I have some questions for the Minister. First, why does he think that the scheme has been relatively slow so far? I know that there is a learning curve and it is still relatively young. Can he give us some idea of the types of scheme that have been approved so that we can understand them a little more? Do the Government have plans to stimulate these schemes if demand remains low? Lastly, will he give us a view, even at this early stage, of what lessons have been learnt for rolling out this scheme for domestic RHI, to which we all look forward very much?
My Lords, I have two quick points, one of which is fairly forlorn. The Minister referred to the ambition to raise the level of renewable heat to 12% from its current level of 2%. I commend and support that objective—it is right that we should give special provision for renewably sourced heat—but the overall objective is, of course, carbon saving. An awful lot of fossil-fuel-generated heat or dual-fuel heat is currently going to waste. It really ought to be part of the Government’s strategy, perhaps at a lower rate than the subsidy for renewable heat, to ensure that we maximise the use of the heat that is generated from fossil fuel, because the more widespread and efficient use of CHP and trigeneration will achieve larger carbon savings than the current targets for renewable-based heat. That is not to say that we should not do what the noble Lord is suggesting and which these regulations seek to implement, but there seems to be a lacuna—if you can have a lacuna in a suite of measures—in this respect.
With regard to the regulations before us, the Minister said that he has learnt from the FITs experience, and to some extent he has, but in these regulations and in what, at a quick read, is proposed in the consultation paper, I am not sure about giving much confidence or certainty to the market. Certainly, the Government are not avoiding sudden changes of policy. A week’s notice of the budget running out is likely to put off not only people who have gone some way through the process but those who are likely to apply the following year.

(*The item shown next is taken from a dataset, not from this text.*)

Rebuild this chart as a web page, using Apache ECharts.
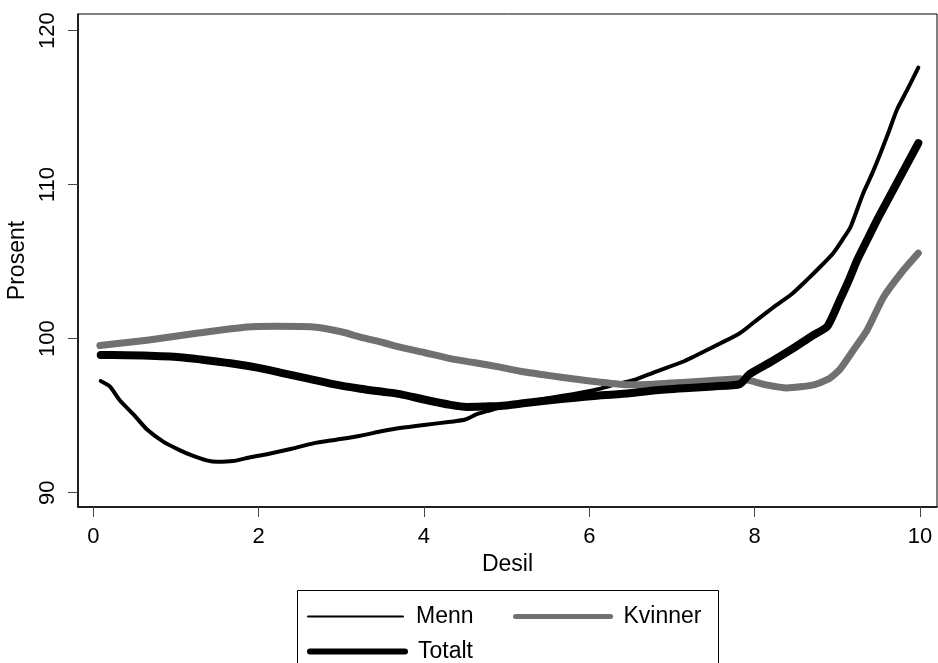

It has always seemed that annual budgets, no doubt imposed by the Treasury, are the department’s main problem. Under the solar energy part of FITs, in retrospect the take-up was too fast and the level of subsidy too high. However, as the noble Lord, Lord Teverson, said, the take-up of these RHI provisions has not been as great as the Government wanted. It would surely be better to manage the market according to a total amount rather than an annual budget, so that things would not be stopped half way through development because the budget has run out. Instead, the budget should be brought forward if it has been overspent or carried over into the following year if it has been underspent. That could be linked to the expected take-up.
The current mechanism has an annual budget that stops projects that might otherwise take off within the aggregate budget—for example, over the CSR period. There can also be overshoots, as happened with solar power. Once again the outcome was to cause uncertainty in the industry and to stop projects that were on line under existing rules and which had qualified under the regulations. This scheme is falling into the same category, although probably with less disastrous effect. If we are to maximise and smooth over the take-up of a new technology, we need to provide some degree of certainty over a minimum of two or three years rather than have a cut-off point with an annual budget.
In the medium term it would not cost the Treasury any more but it might make Treasury accountants a bit nervous. In terms of the objectives here, if we cannot have at least a three-year budget run in which we do not stop projects half way through their development, we will not achieve our objectives. I hope that the outcome of the consultation process produces something like that for the period starting in 2013. This does not do that and could put off a number of worthwhile projects.